**Problem description**
Quote the records exactly, starting at the first line and stopping after the line with "premium over the"; skip the pictures.

**Provided data**
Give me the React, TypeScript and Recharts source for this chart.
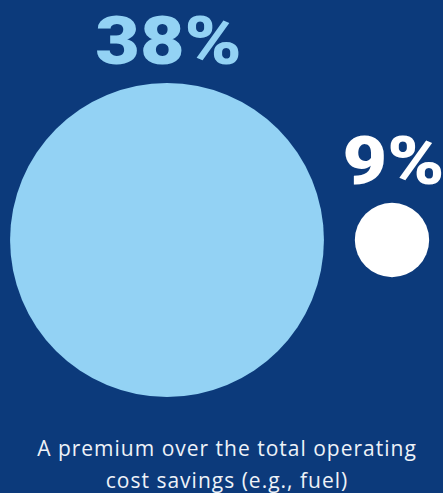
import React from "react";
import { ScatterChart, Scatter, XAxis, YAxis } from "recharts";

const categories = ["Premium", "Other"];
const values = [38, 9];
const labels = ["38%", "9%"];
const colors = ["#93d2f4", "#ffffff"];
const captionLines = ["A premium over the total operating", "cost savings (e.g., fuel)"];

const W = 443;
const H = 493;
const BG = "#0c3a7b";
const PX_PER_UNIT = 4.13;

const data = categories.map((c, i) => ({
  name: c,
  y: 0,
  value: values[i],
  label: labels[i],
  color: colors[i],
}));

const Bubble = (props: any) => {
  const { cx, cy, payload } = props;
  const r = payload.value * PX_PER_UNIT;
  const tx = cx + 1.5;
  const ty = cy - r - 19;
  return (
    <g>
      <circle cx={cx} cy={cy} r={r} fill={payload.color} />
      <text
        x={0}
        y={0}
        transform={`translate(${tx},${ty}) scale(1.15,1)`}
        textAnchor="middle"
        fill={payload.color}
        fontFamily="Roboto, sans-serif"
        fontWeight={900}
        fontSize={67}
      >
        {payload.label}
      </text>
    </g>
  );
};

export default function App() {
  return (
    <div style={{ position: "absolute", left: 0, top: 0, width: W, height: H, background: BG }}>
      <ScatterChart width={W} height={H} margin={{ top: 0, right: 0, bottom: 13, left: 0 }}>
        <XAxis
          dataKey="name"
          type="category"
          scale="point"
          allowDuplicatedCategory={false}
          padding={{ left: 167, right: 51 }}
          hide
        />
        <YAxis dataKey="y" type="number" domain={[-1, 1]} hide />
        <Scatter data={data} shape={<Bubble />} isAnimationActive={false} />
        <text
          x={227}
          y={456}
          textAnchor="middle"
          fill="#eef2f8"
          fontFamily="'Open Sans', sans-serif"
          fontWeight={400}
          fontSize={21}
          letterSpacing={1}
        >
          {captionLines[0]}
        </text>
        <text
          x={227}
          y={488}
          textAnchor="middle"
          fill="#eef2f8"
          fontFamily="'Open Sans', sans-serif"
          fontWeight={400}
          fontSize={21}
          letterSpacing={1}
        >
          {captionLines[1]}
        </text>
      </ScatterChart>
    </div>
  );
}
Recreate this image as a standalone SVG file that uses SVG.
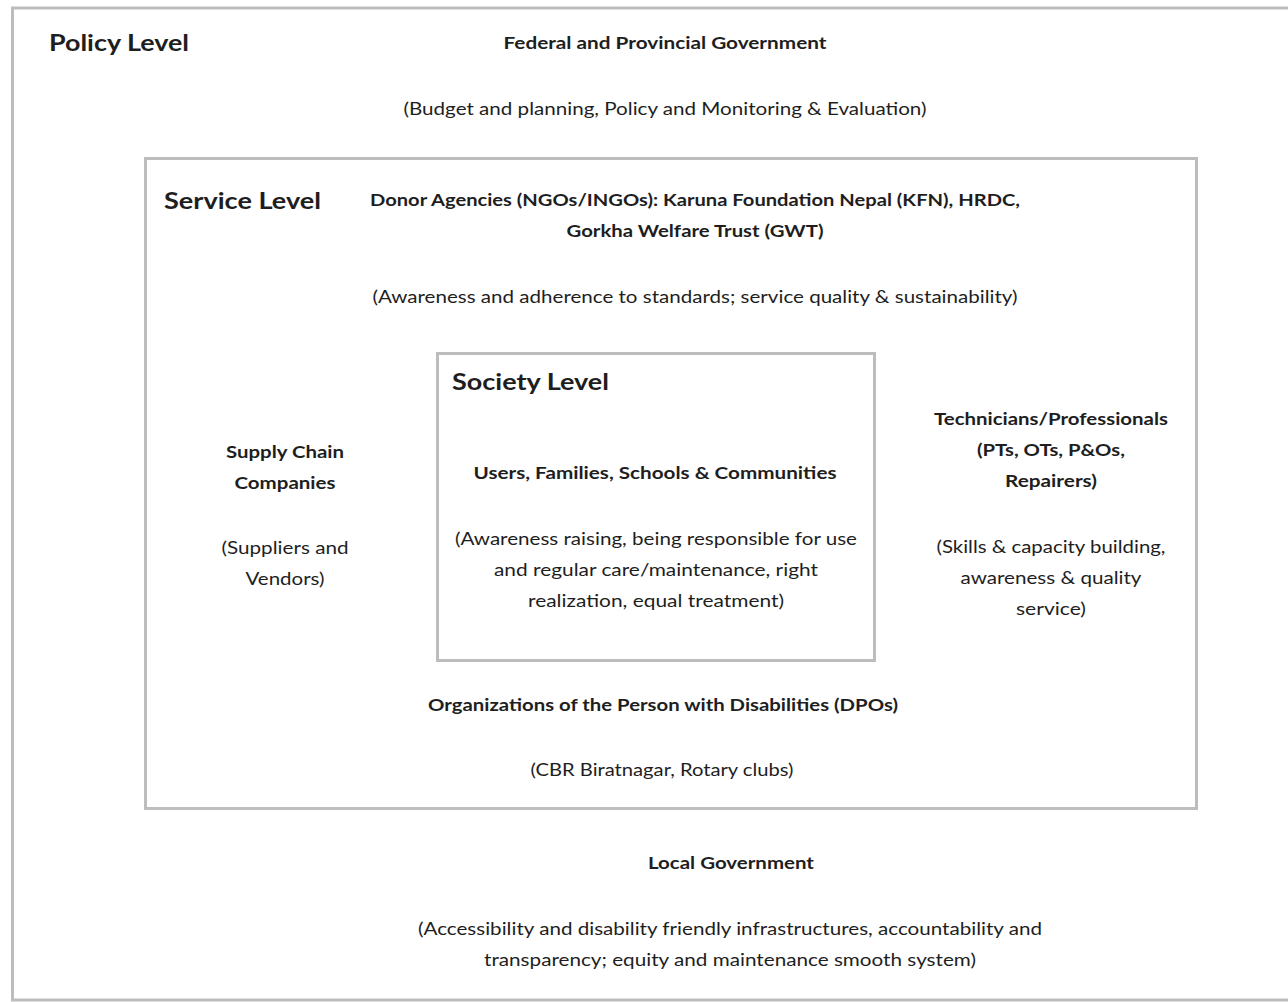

**Solved problem**
Give me the React, TypeScript and Recharts source for this chart.
import React from "react";
import { ScatterChart, Scatter, XAxis, YAxis } from "recharts";

const categories = ["Premium", "Other"];
const values = [38, 9];
const labels = ["38%", "9%"];
const colors = ["#93d2f4", "#ffffff"];
const captionLines = ["A premium over the total operating", "cost savings (e.g., fuel)"];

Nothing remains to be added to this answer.